**RECORD SET:**
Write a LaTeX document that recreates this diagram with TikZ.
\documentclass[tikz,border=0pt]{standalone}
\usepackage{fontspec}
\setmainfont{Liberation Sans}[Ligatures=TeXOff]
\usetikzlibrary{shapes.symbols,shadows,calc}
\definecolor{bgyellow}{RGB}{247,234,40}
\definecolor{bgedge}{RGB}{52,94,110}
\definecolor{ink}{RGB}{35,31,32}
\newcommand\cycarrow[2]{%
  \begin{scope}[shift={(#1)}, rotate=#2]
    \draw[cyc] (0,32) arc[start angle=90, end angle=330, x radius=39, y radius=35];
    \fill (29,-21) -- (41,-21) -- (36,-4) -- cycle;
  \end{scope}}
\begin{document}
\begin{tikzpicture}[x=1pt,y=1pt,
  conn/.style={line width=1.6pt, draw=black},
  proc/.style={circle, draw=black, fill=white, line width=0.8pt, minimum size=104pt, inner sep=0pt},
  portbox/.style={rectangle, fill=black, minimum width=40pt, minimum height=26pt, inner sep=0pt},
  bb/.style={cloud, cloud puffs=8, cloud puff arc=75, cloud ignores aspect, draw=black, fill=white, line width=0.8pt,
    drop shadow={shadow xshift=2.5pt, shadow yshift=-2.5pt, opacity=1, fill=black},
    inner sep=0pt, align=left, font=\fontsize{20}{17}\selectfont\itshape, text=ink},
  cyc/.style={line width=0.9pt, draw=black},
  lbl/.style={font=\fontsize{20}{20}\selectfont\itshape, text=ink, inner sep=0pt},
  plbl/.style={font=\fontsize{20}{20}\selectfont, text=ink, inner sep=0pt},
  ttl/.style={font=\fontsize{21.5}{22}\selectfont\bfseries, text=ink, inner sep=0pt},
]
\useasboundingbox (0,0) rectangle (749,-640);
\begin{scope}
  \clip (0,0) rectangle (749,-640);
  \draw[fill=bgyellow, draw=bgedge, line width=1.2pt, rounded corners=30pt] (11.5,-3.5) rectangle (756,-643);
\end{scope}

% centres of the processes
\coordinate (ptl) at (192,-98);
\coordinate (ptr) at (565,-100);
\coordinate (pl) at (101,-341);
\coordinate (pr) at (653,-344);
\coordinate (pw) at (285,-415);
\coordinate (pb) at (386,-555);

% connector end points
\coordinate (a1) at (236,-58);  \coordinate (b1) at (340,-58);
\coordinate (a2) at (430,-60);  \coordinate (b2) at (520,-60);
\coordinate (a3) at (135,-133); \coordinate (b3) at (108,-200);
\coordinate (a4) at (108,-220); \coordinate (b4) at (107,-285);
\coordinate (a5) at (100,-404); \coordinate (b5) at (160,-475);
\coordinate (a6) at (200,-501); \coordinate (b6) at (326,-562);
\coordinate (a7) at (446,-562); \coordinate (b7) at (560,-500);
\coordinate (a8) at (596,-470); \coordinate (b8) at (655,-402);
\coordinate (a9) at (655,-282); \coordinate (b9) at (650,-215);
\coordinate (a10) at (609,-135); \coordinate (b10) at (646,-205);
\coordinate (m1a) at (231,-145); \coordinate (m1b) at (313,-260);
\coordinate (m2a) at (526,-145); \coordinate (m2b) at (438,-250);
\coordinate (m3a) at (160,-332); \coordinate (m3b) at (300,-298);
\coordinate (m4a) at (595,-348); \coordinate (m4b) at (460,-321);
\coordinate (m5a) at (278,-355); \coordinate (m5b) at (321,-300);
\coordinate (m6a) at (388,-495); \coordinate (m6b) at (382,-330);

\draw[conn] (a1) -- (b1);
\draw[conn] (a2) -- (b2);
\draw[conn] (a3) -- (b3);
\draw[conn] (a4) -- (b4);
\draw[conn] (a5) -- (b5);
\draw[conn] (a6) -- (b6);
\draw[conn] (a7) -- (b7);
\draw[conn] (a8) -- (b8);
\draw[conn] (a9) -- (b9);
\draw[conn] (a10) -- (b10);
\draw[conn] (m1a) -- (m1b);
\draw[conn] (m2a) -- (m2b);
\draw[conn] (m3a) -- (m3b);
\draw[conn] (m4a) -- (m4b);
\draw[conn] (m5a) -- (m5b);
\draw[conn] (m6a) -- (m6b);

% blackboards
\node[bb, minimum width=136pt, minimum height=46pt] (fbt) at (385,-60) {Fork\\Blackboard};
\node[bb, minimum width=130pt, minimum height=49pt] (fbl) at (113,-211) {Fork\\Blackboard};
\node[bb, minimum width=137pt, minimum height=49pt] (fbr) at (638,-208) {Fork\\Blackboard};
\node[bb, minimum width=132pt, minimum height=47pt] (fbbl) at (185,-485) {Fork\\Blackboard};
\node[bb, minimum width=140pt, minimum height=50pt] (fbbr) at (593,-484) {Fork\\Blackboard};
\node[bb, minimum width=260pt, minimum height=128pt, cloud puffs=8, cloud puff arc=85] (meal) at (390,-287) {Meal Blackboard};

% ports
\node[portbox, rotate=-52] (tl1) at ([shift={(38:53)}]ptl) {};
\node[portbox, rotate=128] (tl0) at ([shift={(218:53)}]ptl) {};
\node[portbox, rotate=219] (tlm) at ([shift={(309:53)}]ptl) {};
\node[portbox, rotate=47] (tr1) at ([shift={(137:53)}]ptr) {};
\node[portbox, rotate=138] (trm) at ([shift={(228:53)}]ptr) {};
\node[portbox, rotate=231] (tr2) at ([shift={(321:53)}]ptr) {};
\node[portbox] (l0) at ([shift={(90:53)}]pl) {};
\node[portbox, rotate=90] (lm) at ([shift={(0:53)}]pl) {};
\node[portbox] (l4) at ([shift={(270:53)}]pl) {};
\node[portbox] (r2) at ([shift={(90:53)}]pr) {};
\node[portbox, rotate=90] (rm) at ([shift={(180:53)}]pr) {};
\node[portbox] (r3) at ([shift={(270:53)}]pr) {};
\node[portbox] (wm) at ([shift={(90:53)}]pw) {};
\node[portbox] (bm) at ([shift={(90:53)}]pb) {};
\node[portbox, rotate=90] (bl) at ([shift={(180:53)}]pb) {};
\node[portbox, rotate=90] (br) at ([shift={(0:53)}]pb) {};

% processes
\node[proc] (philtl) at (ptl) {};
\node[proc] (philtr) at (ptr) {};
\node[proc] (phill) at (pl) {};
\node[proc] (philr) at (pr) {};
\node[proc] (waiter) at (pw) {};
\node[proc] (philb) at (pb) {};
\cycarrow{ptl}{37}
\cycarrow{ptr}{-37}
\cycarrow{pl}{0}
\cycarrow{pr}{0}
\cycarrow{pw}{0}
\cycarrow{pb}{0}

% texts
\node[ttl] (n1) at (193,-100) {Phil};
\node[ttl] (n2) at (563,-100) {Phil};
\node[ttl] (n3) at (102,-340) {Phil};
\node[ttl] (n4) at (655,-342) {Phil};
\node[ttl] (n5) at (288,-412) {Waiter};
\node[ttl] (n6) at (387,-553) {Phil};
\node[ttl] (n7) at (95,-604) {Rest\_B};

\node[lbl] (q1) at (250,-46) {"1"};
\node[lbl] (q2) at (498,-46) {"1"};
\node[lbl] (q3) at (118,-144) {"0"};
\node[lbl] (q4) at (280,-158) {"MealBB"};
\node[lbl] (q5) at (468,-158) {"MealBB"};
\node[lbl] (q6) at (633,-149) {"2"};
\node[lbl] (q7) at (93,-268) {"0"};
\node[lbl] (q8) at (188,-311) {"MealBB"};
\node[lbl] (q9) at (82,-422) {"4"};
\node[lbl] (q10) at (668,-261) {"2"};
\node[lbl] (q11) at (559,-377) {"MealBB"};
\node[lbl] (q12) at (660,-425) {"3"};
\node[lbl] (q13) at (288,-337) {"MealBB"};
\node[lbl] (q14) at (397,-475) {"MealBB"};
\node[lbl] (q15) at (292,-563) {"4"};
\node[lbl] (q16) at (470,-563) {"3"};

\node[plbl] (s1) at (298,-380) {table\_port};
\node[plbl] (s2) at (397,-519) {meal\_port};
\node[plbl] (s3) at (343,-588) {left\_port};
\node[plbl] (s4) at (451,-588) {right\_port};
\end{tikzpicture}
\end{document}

--

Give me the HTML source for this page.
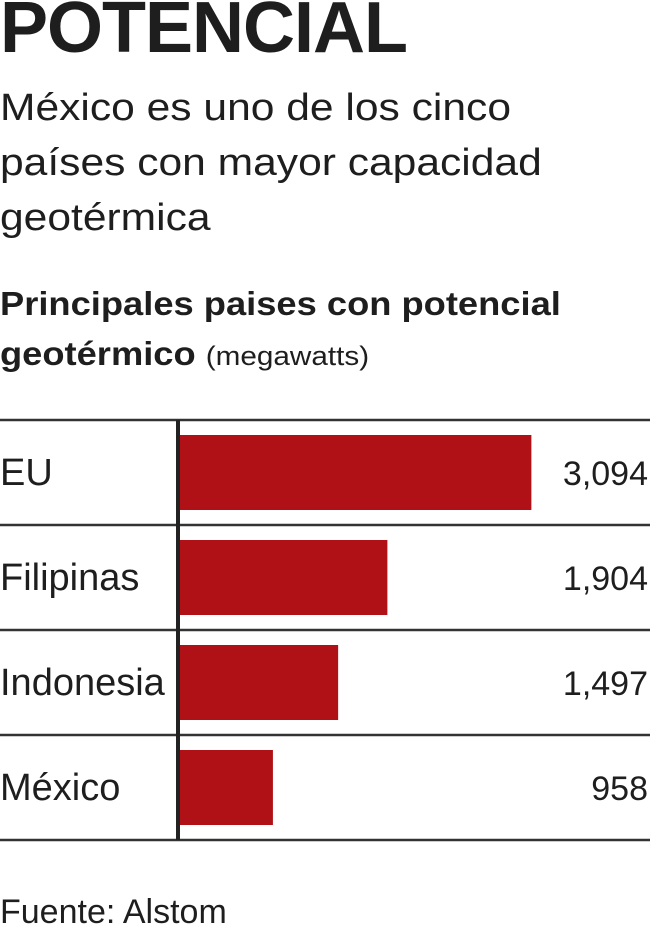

---

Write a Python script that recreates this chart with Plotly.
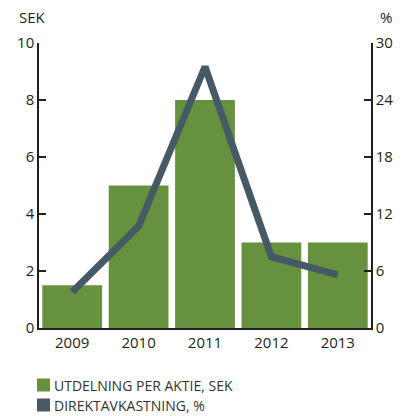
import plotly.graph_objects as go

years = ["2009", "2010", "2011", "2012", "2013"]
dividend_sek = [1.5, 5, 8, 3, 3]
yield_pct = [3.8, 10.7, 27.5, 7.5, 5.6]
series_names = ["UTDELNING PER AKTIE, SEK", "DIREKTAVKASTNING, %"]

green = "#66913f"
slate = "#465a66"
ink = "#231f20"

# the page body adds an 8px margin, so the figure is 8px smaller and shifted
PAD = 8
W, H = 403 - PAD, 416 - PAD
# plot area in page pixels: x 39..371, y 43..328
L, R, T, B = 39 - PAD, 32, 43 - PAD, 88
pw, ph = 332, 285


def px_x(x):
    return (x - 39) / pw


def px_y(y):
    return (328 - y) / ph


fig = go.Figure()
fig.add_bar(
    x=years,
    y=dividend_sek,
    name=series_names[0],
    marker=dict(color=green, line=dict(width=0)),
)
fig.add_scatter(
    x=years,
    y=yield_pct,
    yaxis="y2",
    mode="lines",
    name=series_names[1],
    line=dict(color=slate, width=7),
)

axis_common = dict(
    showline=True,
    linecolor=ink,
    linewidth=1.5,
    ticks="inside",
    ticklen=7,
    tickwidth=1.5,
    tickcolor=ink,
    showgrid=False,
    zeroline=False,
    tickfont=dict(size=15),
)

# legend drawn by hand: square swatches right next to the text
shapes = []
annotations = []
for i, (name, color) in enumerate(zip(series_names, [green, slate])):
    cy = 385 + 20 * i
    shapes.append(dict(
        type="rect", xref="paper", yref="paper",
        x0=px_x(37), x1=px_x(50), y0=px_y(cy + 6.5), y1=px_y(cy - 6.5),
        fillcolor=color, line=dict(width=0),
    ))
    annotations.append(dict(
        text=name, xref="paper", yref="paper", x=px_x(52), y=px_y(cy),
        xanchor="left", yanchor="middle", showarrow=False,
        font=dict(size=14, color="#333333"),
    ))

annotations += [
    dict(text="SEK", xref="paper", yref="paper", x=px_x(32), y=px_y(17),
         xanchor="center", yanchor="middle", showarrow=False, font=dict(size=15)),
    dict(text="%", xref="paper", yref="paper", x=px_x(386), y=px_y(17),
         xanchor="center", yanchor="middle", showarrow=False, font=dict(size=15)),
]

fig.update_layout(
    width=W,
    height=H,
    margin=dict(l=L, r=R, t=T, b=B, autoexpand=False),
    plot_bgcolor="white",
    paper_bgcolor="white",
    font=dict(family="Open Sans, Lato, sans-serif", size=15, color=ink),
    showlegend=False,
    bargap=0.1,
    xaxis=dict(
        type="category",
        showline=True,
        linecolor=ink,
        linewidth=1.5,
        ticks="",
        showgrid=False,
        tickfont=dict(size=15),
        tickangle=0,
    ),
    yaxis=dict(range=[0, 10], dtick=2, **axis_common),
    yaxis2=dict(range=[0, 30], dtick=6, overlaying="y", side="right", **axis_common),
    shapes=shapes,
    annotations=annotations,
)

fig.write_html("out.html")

**WHAT YOU ARE ASKED TO DO:**
Find the word "that" in the entries, and copy every line it shows up in.

**PROBLEM SOLUTION:**
Write a LaTeX document that recreates this diagram with TikZ.
Write a Python script that recreates this chart with Plotly.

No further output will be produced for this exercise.